Which of the following statements is or are always true, with $m$ and $n$ $∈$ $\mathbb R$?
I. If $m$ is a rational no negative number and $n$ an irrational number, then $m n$ is irrational.
II. If $m$ and $n$ are rationals, then $m/n$ is rational.
III. If $m$ $∈$ $\mathbb Z$ and $n$ is rational, $m+n$ is rational.
I think they all are true, but that answer isn't in my guide, so i searched the flaw and i can't find it. Any help?
I. The only counter example is if $m =0$ then $mn = 0 \in\mathbb Q$.

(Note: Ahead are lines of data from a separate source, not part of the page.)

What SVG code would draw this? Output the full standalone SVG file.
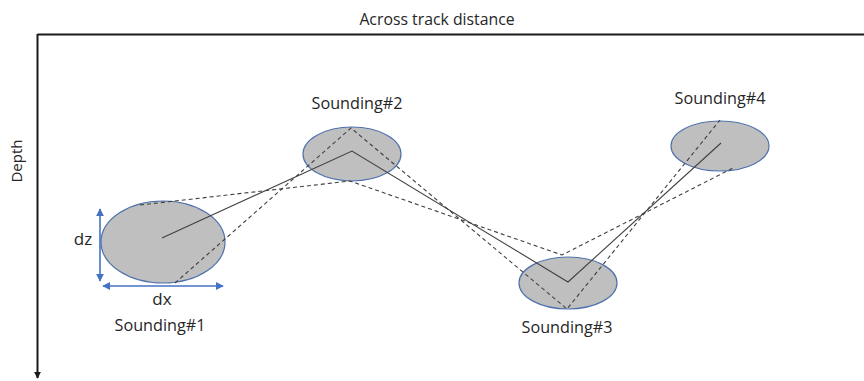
<svg xmlns="http://www.w3.org/2000/svg" width="864" height="381" viewBox="0 0 864 381">
<defs>
<style>
.lbl{font-family:"Open Sans","Liberation Sans",sans-serif;font-size:16.2px;fill:#262626;text-anchor:middle}
.ell{fill:#bfbfbf;stroke:#4f72ad;stroke-width:1.2}
.solid{fill:none;stroke:#404040;stroke-width:1.1}
.dash{fill:none;stroke:#404040;stroke-width:1.1;stroke-dasharray:4 3}
.blue{fill:none;stroke:#4472c4;stroke-width:1.6}
.axis{fill:none;stroke:#1a1a1a;stroke-width:2}
</style>
<marker id="bh" viewBox="0 0 10 10" refX="9" refY="5" markerWidth="5" markerHeight="5" orient="auto-start-reverse" markerUnits="strokeWidth">
<path d="M0,0 L10,5 L0,10 z" fill="#4472c4"/>
</marker>
<marker id="ah" viewBox="0 0 10 10" refX="9" refY="5" markerWidth="3.5" markerHeight="3.5" orient="auto" markerUnits="strokeWidth">
<path d="M0,0 L10,5 L0,10 z" fill="#1a1a1a"/>
</marker>
</defs>
<g id="axes">
<path class="axis" d="M37.5,34.5 H864"/>
<path class="axis" d="M37.5,34 V378" marker-end="url(#ah)"/>
<text class="lbl" style="font-size:15.8px" x="437" y="25">Across track distance</text>
<text class="lbl" style="font-size:15px" transform="translate(22,161) rotate(-90)">Depth</text>
</g>
<g id="sounding1">
<ellipse class="ell" cx="163" cy="242" rx="62" ry="41"/>
<text class="lbl" x="160" y="331">Sounding#1</text>
</g>
<g id="sounding2">
<ellipse class="ell" cx="352" cy="154" rx="49" ry="27"/>
<text class="lbl" x="357" y="109">Sounding#2</text>
</g>
<g id="sounding3">
<ellipse class="ell" cx="568" cy="283" rx="49" ry="26"/>
<text class="lbl" x="567" y="333">Sounding#3</text>
</g>
<g id="sounding4">
<ellipse class="ell" cx="720" cy="146" rx="49" ry="25"/>
<text class="lbl" x="720" y="104">Sounding#4</text>
</g>
<g id="dimensions">
<path class="blue" d="M100,209 V281" marker-start="url(#bh)" marker-end="url(#bh)"/>
<path class="blue" d="M103,286 H223" marker-start="url(#bh)" marker-end="url(#bh)"/>
<text class="lbl" style="font-size:17px" x="83" y="245">dz</text>
<text class="lbl" style="font-size:17px" x="162" y="305">dx</text>
</g>
<g id="connectors">
<path class="solid" d="M162,238 L352,151 L568,282 L721,143"/>
<path class="dash" d="M140,205 L350,181 L562,255 L735,167"/>
<path class="dash" d="M175,283 L351,128 L567,309 L720,120"/>
</g>
</svg>
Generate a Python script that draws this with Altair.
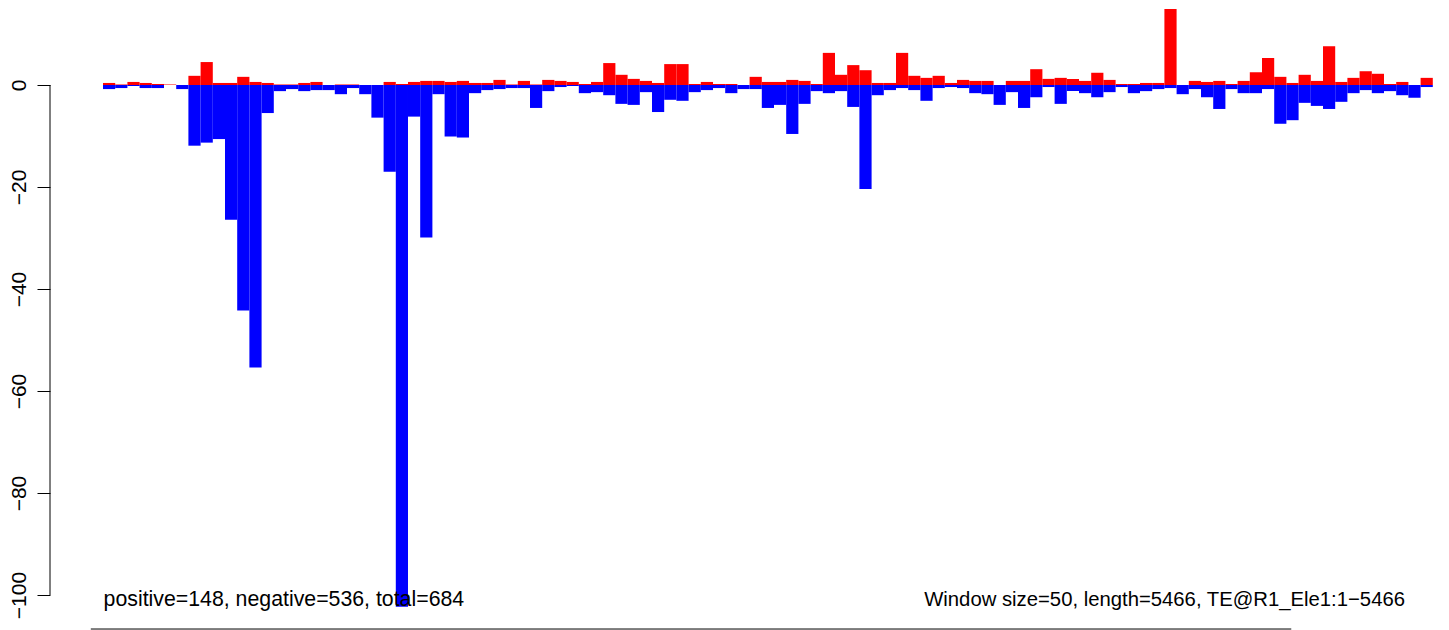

But if $m \ne 0$ then $m = \frac pq; p, q\in \mathbb Z$ then if $mn = \frac rs; r, s \in\mathbb Z$ then $mn = \frac pqn = \frac rs$ so $n= \frac rs*\frac pq \in \mathbb Q$.
II. If $n = 0$ then $\frac mn$ is not defined. But if $n \ne 0$ and $m=\frac pq$ and $n = \frac rs$ then $\frac mn = \frac {\frac pq}{\frac rs} = \frac {ps}{rq}$. So ?
III. If $n = \frac rs$ then $m + \frac rs$ is .... what?